● **Task**: Reproduce the lines below exactly, from the one containing "What D3.js code" through the one containing "W).attr('height', H).attr('fill', '#fff');", both included. Leave out any pictures.

[Items from a data source]
---------------

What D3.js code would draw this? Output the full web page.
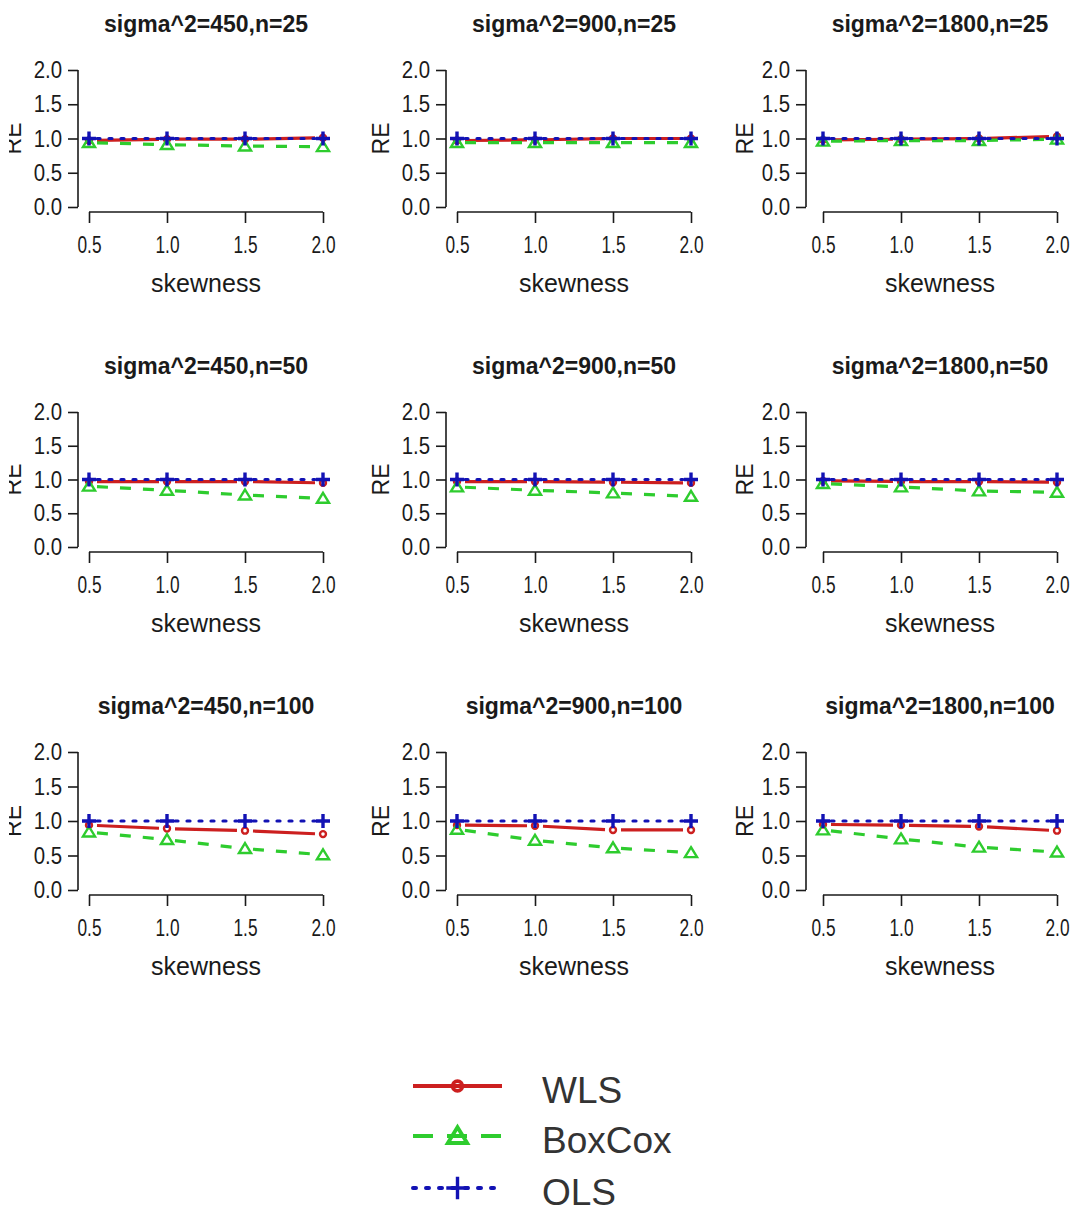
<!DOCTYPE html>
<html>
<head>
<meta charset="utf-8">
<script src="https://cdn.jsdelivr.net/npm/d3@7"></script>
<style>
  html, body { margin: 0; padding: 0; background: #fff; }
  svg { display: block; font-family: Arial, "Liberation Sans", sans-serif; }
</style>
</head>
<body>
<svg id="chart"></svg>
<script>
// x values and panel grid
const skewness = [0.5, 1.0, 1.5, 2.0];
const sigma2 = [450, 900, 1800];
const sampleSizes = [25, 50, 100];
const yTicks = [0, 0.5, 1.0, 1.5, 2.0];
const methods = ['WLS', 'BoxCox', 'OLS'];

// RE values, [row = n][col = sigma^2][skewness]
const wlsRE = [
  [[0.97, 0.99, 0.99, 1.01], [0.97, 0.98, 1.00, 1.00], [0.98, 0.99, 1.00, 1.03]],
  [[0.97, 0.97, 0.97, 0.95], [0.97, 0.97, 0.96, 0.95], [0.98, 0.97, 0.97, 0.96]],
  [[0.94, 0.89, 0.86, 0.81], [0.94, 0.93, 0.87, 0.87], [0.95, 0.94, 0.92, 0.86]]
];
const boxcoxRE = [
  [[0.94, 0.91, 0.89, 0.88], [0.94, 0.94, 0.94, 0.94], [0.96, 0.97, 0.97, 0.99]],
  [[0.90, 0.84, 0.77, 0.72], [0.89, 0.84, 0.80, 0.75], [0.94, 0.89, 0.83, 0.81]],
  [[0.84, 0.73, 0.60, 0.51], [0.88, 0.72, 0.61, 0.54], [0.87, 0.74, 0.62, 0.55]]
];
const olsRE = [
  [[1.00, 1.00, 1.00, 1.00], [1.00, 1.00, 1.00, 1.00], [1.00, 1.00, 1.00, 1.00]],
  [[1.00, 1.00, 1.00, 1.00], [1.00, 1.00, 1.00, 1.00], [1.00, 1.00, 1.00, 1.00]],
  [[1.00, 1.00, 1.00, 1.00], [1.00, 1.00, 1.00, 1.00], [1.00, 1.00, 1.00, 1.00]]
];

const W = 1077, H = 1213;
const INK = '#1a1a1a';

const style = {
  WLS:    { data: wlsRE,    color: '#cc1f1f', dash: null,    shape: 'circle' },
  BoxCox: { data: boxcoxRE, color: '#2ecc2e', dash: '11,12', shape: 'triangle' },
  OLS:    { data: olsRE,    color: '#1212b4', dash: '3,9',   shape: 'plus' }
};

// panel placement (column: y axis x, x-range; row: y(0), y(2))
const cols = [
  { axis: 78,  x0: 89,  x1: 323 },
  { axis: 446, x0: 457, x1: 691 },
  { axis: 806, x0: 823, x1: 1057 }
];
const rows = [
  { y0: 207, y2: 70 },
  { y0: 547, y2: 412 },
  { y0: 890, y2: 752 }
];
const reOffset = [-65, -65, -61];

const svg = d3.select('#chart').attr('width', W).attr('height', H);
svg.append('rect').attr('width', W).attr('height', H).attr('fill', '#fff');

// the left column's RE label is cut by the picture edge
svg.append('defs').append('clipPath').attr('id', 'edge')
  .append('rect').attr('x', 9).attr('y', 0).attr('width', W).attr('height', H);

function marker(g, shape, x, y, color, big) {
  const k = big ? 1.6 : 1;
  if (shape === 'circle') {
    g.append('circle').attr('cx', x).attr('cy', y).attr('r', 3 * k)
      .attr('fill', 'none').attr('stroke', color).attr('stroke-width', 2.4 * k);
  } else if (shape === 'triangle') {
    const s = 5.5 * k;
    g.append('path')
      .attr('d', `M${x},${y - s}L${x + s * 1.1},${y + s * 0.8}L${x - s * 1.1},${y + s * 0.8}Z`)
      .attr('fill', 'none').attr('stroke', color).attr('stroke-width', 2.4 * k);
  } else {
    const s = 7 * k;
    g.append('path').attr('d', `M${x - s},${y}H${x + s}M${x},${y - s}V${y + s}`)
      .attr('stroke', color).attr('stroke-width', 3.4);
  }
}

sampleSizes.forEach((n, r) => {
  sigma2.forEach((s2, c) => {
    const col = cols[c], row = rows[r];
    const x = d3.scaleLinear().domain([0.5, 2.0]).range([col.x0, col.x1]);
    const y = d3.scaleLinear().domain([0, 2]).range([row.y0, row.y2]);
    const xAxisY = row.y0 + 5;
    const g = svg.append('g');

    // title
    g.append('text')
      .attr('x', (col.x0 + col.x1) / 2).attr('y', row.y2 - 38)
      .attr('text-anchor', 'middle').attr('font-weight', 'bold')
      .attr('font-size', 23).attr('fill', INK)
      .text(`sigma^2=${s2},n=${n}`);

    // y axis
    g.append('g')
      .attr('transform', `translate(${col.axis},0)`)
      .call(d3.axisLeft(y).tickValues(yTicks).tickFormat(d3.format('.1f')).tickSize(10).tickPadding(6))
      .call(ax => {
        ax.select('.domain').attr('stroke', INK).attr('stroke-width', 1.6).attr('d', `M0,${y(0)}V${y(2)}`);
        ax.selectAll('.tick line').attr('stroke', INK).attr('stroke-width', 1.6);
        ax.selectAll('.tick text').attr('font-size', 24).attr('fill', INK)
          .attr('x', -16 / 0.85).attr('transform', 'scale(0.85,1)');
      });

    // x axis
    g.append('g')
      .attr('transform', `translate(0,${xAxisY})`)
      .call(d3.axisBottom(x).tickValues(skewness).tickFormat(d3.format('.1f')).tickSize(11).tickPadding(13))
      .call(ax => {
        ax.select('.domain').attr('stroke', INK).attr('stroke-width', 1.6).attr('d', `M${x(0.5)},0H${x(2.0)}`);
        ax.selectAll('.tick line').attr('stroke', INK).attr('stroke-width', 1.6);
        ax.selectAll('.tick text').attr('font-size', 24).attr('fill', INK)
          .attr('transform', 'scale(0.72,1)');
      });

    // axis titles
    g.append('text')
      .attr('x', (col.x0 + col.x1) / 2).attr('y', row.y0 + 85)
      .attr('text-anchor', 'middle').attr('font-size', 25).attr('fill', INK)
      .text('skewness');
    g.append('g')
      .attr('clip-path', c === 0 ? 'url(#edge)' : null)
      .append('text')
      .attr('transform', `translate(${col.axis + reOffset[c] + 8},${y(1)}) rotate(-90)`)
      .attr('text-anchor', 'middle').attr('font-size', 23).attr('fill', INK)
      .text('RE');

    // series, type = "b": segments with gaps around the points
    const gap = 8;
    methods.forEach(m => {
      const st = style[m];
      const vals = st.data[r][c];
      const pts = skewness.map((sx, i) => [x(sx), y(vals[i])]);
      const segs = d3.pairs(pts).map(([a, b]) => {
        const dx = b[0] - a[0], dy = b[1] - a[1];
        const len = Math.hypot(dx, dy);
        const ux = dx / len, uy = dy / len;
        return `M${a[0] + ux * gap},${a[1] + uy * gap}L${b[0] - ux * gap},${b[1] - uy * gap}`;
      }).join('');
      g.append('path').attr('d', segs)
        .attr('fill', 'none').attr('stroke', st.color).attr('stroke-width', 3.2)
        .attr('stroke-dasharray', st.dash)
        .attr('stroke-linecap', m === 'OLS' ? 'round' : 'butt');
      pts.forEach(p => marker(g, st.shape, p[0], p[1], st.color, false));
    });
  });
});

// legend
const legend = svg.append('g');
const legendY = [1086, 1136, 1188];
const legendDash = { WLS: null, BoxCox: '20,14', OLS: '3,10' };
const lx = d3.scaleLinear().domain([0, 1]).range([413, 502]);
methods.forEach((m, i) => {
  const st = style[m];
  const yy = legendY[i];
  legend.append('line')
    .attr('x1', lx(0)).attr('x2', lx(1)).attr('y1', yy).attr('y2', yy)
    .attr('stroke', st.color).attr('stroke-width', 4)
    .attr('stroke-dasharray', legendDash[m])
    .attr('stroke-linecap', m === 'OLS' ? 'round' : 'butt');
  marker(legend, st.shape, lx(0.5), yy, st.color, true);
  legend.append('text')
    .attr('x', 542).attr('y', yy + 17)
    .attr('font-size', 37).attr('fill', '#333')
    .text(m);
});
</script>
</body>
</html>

---------------

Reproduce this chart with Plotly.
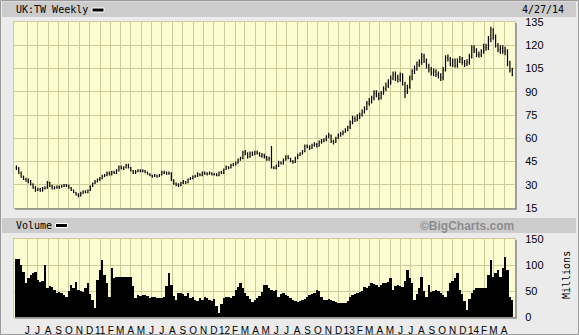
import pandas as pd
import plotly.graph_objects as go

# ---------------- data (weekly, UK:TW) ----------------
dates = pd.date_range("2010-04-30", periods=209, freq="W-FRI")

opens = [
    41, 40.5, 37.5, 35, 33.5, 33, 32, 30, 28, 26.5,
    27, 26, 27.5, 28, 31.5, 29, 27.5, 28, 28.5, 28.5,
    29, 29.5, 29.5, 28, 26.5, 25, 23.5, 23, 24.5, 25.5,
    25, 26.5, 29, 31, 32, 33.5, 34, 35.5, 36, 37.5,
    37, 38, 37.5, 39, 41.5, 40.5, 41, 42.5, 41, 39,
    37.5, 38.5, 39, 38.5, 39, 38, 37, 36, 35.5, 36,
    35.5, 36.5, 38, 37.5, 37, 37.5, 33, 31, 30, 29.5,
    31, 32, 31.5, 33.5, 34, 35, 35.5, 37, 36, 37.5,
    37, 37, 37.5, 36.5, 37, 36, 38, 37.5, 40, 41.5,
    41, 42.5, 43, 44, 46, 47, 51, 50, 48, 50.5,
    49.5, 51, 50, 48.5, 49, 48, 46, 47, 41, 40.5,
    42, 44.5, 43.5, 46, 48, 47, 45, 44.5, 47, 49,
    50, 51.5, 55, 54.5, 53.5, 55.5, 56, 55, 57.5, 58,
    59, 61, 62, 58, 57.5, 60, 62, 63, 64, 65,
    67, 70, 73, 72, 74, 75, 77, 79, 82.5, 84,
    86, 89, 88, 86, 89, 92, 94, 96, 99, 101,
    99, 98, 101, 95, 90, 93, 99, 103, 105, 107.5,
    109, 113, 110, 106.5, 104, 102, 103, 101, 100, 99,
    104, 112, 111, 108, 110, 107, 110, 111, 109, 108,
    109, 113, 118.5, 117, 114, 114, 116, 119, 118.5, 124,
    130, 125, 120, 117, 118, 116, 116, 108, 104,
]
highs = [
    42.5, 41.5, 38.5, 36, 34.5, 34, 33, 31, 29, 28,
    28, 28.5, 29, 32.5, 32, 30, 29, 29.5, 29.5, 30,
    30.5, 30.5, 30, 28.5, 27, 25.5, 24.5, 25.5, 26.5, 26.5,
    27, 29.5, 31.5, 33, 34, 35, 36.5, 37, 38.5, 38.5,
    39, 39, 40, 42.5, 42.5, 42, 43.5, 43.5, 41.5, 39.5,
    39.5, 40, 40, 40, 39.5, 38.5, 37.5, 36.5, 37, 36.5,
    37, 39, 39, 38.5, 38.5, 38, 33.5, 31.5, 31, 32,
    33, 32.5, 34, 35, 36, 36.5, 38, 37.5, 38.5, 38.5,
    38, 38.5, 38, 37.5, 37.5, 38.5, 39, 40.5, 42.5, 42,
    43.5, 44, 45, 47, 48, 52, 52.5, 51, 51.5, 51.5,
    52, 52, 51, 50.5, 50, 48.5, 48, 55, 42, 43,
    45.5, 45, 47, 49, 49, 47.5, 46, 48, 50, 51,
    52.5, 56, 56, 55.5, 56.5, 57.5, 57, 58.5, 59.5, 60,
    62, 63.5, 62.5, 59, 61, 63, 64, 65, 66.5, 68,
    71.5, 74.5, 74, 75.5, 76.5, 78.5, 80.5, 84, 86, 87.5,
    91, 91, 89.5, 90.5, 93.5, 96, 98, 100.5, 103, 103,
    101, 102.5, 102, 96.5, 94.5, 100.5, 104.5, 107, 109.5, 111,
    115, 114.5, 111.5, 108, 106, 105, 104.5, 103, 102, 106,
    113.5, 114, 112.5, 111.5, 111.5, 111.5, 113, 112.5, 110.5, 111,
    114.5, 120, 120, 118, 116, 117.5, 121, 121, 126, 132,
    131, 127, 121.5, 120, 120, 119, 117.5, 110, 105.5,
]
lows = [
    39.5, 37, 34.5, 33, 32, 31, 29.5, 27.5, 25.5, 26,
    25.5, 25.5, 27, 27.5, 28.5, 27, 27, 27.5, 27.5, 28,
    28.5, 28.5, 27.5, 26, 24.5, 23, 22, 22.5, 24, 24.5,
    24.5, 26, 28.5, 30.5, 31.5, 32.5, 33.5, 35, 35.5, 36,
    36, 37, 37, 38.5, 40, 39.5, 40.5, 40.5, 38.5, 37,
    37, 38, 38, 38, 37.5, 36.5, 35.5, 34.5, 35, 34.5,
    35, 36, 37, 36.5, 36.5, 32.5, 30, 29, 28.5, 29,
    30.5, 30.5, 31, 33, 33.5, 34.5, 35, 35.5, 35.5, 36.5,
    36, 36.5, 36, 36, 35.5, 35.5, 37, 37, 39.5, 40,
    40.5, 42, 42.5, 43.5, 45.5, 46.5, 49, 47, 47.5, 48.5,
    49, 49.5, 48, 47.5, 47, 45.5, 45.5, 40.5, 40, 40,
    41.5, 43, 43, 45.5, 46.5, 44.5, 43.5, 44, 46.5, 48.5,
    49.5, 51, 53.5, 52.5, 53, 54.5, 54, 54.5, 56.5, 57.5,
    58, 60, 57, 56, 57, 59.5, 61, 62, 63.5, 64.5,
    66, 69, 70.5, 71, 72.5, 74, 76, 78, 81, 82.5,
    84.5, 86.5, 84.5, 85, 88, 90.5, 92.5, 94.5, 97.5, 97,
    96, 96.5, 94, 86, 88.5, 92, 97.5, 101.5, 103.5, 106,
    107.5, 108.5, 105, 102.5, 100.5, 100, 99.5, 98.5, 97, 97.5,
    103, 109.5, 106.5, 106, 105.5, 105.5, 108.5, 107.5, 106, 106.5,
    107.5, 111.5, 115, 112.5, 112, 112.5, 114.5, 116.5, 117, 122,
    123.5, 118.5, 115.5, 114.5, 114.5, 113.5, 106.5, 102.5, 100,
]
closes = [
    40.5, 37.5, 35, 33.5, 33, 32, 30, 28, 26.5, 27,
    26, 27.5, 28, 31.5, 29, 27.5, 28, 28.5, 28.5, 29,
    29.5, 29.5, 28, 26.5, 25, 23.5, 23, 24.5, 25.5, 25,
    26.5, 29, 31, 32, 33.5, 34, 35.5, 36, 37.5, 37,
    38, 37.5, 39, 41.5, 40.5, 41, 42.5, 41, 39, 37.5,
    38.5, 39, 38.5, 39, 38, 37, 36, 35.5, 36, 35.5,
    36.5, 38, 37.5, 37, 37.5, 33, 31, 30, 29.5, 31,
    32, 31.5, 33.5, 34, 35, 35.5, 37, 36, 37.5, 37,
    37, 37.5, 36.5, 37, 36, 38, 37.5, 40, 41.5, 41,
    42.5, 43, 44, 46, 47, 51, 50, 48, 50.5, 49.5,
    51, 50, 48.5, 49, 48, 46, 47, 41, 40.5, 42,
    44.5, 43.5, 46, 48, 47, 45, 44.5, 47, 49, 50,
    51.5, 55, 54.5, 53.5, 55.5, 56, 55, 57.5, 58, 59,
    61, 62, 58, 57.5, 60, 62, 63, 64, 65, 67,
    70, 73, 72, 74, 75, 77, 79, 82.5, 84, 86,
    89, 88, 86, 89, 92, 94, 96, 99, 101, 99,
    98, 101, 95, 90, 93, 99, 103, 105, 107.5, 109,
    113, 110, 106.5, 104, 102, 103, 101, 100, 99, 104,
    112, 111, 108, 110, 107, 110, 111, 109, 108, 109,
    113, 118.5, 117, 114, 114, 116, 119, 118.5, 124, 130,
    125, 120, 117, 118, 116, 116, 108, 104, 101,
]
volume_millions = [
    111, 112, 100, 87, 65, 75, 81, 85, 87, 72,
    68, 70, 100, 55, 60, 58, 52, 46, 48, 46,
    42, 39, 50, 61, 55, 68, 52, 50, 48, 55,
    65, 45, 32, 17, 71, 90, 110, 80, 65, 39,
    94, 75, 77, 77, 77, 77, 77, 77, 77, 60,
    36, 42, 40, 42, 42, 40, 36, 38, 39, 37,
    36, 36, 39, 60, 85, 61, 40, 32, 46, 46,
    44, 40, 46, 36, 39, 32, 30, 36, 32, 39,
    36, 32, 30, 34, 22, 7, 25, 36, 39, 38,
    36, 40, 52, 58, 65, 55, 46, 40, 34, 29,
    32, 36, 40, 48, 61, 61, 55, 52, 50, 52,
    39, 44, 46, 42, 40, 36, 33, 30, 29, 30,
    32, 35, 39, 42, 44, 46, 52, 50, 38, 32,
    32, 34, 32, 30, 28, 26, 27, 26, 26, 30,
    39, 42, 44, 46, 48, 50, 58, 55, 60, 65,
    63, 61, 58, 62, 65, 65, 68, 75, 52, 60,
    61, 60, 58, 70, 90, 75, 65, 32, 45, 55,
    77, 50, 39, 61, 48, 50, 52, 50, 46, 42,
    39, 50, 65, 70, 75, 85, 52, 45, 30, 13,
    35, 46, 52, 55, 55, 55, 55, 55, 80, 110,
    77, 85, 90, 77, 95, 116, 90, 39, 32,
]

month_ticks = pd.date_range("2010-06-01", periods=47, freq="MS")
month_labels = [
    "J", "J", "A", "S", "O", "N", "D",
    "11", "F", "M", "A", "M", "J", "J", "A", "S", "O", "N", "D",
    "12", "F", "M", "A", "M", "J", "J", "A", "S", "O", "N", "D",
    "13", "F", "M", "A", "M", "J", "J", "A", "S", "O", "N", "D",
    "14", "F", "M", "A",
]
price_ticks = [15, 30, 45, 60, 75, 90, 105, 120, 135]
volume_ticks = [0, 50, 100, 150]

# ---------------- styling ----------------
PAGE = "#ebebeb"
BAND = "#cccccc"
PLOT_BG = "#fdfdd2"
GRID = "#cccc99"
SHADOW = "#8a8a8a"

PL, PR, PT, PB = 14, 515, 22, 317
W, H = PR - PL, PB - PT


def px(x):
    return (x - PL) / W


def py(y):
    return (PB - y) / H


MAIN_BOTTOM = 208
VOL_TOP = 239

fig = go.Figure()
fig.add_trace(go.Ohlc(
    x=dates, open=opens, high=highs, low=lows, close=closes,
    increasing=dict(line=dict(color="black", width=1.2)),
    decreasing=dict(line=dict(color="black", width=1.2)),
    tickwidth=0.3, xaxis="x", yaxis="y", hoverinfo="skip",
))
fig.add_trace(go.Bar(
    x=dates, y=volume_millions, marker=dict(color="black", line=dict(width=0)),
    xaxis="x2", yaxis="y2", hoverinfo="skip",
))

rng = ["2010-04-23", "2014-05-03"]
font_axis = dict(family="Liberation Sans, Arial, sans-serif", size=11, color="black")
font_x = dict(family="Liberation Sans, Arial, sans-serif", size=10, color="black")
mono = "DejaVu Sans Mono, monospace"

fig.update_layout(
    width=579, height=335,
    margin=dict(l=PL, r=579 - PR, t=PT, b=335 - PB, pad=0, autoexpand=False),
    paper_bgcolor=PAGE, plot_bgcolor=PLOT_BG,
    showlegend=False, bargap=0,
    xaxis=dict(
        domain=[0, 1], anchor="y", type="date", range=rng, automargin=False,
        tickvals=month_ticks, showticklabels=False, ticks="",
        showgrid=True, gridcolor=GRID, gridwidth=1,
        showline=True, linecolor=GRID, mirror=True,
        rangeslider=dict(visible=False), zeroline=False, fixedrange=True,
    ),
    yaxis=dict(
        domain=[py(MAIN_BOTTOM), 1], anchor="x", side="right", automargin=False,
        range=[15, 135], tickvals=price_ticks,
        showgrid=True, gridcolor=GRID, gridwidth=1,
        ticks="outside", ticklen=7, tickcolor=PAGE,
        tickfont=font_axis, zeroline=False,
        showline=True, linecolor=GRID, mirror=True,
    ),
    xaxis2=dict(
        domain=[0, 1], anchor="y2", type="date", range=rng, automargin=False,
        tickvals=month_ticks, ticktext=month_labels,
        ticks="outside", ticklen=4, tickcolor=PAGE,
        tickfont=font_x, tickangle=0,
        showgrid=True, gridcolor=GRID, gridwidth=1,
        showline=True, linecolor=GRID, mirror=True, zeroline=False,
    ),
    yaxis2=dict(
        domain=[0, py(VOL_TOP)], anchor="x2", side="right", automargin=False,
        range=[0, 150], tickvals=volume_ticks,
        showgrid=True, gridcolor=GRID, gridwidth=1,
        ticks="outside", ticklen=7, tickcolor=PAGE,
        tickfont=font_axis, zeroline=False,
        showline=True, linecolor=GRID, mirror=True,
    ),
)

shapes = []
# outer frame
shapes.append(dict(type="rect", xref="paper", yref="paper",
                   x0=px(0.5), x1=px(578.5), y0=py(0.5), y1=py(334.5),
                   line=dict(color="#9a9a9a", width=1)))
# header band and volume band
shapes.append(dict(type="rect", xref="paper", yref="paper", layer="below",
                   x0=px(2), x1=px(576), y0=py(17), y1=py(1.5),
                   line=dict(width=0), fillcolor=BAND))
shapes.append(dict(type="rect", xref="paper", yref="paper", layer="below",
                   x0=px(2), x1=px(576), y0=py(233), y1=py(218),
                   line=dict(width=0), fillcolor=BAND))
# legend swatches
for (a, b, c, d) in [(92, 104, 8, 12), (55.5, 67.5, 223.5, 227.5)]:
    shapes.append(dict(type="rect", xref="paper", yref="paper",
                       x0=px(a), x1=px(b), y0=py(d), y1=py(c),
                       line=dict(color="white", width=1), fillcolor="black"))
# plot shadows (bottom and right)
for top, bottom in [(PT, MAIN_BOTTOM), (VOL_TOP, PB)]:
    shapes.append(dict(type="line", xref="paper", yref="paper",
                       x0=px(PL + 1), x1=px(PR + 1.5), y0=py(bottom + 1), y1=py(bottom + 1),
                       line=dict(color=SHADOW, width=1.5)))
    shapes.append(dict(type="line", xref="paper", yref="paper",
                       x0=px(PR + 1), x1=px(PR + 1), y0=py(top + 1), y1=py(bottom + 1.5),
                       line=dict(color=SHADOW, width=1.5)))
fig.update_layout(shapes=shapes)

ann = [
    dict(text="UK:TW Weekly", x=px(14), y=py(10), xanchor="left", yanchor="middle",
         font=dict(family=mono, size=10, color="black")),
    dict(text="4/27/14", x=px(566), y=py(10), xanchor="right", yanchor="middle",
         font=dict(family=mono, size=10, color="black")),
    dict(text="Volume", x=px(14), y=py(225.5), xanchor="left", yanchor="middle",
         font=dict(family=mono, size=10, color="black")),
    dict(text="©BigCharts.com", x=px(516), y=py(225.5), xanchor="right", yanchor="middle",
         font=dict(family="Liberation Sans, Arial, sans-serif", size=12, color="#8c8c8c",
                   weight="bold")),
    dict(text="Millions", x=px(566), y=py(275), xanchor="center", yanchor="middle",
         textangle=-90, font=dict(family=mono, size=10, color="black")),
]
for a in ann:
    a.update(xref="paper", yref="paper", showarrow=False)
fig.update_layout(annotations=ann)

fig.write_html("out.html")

---------------

● **Full response**:
What D3.js code would draw this? Output the full web page.
<!DOCTYPE html>
<html>
<head>
<meta charset="utf-8">
<script src="https://cdn.jsdelivr.net/npm/d3@7"></script>
<style>
  html, body { margin: 0; padding: 0; background: #fff; }
  svg { display: block; font-family: Arial, "Liberation Sans", sans-serif; }
</style>
</head>
<body>
<svg id="chart"></svg>
<script>
// x values and panel grid
const skewness = [0.5, 1.0, 1.5, 2.0];
const sigma2 = [450, 900, 1800];
const sampleSizes = [25, 50, 100];
const yTicks = [0, 0.5, 1.0, 1.5, 2.0];
const methods = ['WLS', 'BoxCox', 'OLS'];

// RE values, [row = n][col = sigma^2][skewness]
const wlsRE = [
  [[0.97, 0.99, 0.99, 1.01], [0.97, 0.98, 1.00, 1.00], [0.98, 0.99, 1.00, 1.03]],
  [[0.97, 0.97, 0.97, 0.95], [0.97, 0.97, 0.96, 0.95], [0.98, 0.97, 0.97, 0.96]],
  [[0.94, 0.89, 0.86, 0.81], [0.94, 0.93, 0.87, 0.87], [0.95, 0.94, 0.92, 0.86]]
];
const boxcoxRE = [
  [[0.94, 0.91, 0.89, 0.88], [0.94, 0.94, 0.94, 0.94], [0.96, 0.97, 0.97, 0.99]],
  [[0.90, 0.84, 0.77, 0.72], [0.89, 0.84, 0.80, 0.75], [0.94, 0.89, 0.83, 0.81]],
  [[0.84, 0.73, 0.60, 0.51], [0.88, 0.72, 0.61, 0.54], [0.87, 0.74, 0.62, 0.55]]
];
const olsRE = [
  [[1.00, 1.00, 1.00, 1.00], [1.00, 1.00, 1.00, 1.00], [1.00, 1.00, 1.00, 1.00]],
  [[1.00, 1.00, 1.00, 1.00], [1.00, 1.00, 1.00, 1.00], [1.00, 1.00, 1.00, 1.00]],
  [[1.00, 1.00, 1.00, 1.00], [1.00, 1.00, 1.00, 1.00], [1.00, 1.00, 1.00, 1.00]]
];

const W = 1077, H = 1213;
const INK = '#1a1a1a';

const style = {
  WLS:    { data: wlsRE,    color: '#cc1f1f', dash: null,    shape: 'circle' },
  BoxCox: { data: boxcoxRE, color: '#2ecc2e', dash: '11,12', shape: 'triangle' },
  OLS:    { data: olsRE,    color: '#1212b4', dash: '3,9',   shape: 'plus' }
};

// panel placement (column: y axis x, x-range; row: y(0), y(2))
const cols = [
  { axis: 78,  x0: 89,  x1: 323 },
  { axis: 446, x0: 457, x1: 691 },
  { axis: 806, x0: 823, x1: 1057 }
];
const rows = [
  { y0: 207, y2: 70 },
  { y0: 547, y2: 412 },
  { y0: 890, y2: 752 }
];
const reOffset = [-65, -65, -61];

const svg = d3.select('#chart').attr('width', W).attr('height', H);
svg.append('rect').attr('width', W).attr('height', H).attr('fill', '#fff');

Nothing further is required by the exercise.